◆ **Task brief**:
From the first line of the listing below, retype each line up to and including the one with "from matplotlib.ticker import"; pictures stay out.

──────── Material provided ────────

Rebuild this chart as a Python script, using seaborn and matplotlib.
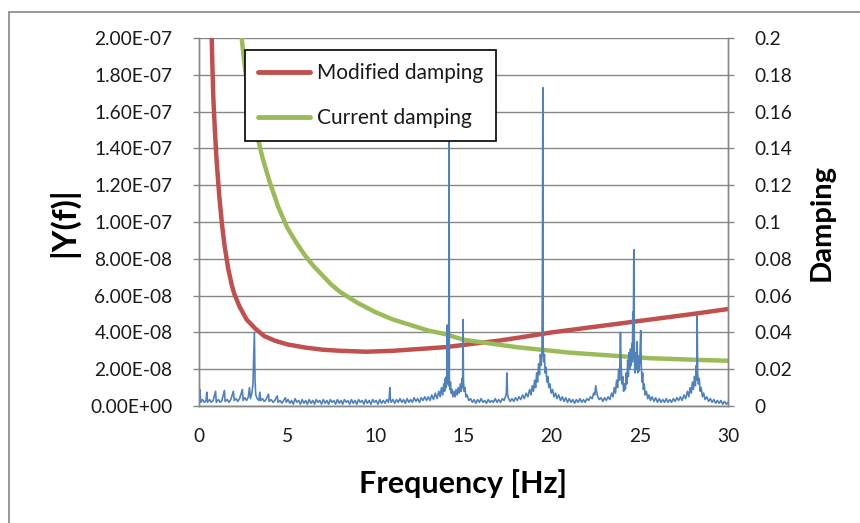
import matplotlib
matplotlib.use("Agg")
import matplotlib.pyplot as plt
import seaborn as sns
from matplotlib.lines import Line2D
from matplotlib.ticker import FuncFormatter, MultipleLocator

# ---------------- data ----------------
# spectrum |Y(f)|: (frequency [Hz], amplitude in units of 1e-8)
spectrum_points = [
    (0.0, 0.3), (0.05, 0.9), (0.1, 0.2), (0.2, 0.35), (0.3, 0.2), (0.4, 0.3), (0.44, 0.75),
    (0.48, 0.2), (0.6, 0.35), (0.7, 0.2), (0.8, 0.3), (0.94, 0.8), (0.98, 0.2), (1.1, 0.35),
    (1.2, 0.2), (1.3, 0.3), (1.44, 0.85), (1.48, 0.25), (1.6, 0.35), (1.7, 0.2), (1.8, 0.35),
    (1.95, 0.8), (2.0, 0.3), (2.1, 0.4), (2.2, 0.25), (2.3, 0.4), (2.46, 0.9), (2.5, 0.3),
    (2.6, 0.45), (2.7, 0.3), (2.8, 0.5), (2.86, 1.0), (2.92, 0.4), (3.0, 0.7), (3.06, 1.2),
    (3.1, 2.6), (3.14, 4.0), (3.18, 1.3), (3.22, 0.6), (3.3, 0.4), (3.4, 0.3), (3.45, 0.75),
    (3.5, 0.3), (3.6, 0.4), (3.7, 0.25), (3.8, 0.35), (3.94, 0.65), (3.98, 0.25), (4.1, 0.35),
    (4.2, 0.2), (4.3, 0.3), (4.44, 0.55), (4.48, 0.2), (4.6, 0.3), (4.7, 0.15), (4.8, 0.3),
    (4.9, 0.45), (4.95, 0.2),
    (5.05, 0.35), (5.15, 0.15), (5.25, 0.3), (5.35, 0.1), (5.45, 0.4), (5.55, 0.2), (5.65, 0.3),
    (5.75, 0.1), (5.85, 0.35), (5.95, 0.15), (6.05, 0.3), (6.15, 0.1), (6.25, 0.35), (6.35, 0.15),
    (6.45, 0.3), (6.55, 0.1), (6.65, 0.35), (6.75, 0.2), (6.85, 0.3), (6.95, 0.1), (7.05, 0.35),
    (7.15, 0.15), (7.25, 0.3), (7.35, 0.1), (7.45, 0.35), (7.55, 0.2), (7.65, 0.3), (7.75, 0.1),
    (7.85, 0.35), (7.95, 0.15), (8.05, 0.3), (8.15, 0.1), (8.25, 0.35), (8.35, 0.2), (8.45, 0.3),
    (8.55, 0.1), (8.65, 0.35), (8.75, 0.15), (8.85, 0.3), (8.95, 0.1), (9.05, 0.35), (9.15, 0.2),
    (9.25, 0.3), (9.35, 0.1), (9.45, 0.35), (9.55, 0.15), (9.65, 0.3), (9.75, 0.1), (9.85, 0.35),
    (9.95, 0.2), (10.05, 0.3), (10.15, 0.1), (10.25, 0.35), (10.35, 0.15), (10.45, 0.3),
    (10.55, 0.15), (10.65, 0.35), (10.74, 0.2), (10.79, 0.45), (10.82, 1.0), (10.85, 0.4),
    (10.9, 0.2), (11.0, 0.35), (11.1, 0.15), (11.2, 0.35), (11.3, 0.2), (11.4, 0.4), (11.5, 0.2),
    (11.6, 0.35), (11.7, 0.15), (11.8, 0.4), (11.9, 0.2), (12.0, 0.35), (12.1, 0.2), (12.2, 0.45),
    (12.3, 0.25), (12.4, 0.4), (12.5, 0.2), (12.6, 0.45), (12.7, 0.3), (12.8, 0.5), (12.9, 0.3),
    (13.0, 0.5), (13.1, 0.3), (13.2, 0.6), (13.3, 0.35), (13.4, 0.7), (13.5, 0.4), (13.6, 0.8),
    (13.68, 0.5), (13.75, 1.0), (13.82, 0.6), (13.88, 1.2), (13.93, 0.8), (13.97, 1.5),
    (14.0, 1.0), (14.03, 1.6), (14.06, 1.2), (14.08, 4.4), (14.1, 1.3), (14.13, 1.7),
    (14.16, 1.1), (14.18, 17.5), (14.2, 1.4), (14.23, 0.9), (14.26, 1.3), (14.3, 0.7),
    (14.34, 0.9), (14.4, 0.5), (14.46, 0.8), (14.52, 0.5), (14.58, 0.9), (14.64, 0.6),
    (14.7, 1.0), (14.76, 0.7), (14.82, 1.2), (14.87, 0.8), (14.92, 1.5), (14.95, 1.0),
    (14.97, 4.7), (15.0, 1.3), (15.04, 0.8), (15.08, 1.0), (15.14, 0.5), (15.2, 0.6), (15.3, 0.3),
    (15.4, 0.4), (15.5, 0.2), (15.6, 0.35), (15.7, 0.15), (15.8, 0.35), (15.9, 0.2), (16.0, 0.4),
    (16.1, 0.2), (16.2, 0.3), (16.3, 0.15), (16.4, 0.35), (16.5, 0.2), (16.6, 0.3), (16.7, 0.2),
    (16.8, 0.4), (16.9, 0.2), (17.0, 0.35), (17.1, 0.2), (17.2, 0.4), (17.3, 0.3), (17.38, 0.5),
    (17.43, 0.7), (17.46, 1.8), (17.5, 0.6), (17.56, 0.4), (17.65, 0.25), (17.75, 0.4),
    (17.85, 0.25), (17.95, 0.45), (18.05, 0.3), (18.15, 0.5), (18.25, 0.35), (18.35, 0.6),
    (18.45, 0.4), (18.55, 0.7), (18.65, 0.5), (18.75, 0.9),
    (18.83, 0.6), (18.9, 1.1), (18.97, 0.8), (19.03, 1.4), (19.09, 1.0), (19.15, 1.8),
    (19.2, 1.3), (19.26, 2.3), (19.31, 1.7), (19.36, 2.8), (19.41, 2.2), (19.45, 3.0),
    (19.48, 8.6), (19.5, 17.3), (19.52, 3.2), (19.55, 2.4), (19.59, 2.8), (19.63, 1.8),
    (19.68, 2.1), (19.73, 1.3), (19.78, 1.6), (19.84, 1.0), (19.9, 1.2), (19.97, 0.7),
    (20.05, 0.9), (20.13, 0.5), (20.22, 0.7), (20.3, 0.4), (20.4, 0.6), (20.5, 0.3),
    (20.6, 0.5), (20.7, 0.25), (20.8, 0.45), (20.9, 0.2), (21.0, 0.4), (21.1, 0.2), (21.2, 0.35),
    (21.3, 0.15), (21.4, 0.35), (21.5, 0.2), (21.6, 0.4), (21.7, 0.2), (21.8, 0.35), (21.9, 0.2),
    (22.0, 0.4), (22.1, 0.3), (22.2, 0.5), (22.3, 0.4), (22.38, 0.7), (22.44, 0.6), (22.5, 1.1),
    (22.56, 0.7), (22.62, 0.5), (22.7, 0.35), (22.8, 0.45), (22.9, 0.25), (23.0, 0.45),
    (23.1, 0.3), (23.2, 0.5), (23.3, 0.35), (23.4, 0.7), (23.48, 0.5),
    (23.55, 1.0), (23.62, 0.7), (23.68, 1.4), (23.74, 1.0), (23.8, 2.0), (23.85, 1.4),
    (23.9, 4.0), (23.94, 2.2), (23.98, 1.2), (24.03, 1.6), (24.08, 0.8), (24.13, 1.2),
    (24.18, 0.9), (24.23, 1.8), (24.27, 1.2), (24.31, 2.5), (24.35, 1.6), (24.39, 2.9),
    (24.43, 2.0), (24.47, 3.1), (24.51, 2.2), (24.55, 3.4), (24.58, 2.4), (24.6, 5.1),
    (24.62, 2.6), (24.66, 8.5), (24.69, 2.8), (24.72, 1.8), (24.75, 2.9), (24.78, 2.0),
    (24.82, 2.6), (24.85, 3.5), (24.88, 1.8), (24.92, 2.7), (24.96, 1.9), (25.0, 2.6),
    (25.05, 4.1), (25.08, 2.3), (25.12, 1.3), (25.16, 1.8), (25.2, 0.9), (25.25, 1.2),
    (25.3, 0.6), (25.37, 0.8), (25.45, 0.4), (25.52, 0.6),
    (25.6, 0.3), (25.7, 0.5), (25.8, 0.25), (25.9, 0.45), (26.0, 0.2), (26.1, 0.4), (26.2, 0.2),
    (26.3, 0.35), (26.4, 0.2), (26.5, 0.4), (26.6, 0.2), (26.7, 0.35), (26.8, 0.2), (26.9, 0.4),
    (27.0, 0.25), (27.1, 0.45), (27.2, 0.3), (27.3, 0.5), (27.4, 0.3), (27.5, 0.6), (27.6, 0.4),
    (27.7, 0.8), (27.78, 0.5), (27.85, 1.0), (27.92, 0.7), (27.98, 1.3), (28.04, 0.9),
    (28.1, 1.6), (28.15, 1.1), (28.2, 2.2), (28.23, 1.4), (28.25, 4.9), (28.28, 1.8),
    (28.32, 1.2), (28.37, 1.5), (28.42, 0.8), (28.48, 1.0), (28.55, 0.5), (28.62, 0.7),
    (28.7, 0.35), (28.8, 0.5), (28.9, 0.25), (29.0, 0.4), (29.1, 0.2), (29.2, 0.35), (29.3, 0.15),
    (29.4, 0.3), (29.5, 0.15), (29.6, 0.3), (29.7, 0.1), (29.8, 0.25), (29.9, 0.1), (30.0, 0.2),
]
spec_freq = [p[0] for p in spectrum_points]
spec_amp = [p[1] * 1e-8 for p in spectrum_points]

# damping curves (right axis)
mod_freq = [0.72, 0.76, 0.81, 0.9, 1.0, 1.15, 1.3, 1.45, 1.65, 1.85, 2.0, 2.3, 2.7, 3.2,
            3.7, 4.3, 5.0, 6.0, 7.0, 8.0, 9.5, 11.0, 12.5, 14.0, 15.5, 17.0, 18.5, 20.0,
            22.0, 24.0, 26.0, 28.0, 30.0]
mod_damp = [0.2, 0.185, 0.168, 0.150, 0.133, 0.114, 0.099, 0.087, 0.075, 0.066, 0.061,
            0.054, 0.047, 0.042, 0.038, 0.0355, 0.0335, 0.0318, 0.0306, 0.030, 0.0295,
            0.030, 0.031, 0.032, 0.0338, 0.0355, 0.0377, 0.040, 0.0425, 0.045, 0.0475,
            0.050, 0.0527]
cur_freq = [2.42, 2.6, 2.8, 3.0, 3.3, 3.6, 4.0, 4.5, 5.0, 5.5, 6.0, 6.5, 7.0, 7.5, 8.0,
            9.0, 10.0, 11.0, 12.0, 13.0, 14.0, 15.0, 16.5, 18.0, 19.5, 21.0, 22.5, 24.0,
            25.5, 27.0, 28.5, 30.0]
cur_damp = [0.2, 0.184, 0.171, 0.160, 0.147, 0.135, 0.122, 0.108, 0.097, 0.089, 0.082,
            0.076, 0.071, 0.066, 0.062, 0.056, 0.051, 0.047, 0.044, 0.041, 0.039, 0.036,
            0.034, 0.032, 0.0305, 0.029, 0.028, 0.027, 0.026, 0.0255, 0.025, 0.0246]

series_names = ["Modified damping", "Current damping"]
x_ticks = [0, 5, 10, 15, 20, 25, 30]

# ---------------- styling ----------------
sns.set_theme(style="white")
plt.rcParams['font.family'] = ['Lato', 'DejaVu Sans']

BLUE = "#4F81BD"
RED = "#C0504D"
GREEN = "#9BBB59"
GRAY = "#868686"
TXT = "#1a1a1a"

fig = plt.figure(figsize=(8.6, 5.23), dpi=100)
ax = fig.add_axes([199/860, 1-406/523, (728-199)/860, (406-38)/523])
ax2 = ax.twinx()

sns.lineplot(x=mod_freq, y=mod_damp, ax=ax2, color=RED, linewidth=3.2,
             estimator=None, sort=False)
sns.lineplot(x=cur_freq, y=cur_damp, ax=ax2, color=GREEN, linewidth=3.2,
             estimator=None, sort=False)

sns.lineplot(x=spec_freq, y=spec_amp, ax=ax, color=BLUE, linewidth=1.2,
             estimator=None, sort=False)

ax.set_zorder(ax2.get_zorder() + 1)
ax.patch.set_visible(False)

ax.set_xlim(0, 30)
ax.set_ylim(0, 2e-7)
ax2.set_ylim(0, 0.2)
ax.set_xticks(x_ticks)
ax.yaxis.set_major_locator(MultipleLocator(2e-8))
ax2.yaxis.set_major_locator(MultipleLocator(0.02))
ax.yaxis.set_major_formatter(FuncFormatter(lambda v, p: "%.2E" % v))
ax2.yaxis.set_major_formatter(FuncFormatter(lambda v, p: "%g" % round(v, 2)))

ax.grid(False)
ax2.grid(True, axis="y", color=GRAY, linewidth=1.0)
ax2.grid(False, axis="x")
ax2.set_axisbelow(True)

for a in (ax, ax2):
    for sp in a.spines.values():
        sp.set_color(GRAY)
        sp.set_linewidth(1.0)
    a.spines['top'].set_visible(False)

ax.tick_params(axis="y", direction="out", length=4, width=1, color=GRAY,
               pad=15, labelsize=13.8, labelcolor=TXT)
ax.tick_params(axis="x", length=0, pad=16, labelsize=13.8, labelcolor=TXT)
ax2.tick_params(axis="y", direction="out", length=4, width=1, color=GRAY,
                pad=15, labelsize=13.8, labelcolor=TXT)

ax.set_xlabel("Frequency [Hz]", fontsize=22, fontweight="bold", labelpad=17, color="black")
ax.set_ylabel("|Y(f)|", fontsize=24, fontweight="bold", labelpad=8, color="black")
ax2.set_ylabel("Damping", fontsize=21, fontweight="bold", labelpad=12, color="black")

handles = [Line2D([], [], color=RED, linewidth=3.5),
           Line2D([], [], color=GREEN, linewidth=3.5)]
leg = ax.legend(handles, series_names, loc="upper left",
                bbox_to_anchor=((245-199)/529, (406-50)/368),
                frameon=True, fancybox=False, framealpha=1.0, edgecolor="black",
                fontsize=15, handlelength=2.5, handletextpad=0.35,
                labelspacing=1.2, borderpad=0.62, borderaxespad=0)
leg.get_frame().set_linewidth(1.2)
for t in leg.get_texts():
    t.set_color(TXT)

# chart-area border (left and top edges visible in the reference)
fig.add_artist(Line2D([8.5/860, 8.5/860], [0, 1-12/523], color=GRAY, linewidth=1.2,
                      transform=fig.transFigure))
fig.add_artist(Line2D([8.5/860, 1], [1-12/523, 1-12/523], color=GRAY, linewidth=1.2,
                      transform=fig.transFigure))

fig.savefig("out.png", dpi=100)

────────

◆ **Exercise output**:
Rebuild this chart as a Python script, using seaborn and matplotlib.
import matplotlib
matplotlib.use("Agg")
import matplotlib.pyplot as plt
import seaborn as sns
from matplotlib.lines import Line2D
from matplotlib.ticker import FuncFormatter, MultipleLocator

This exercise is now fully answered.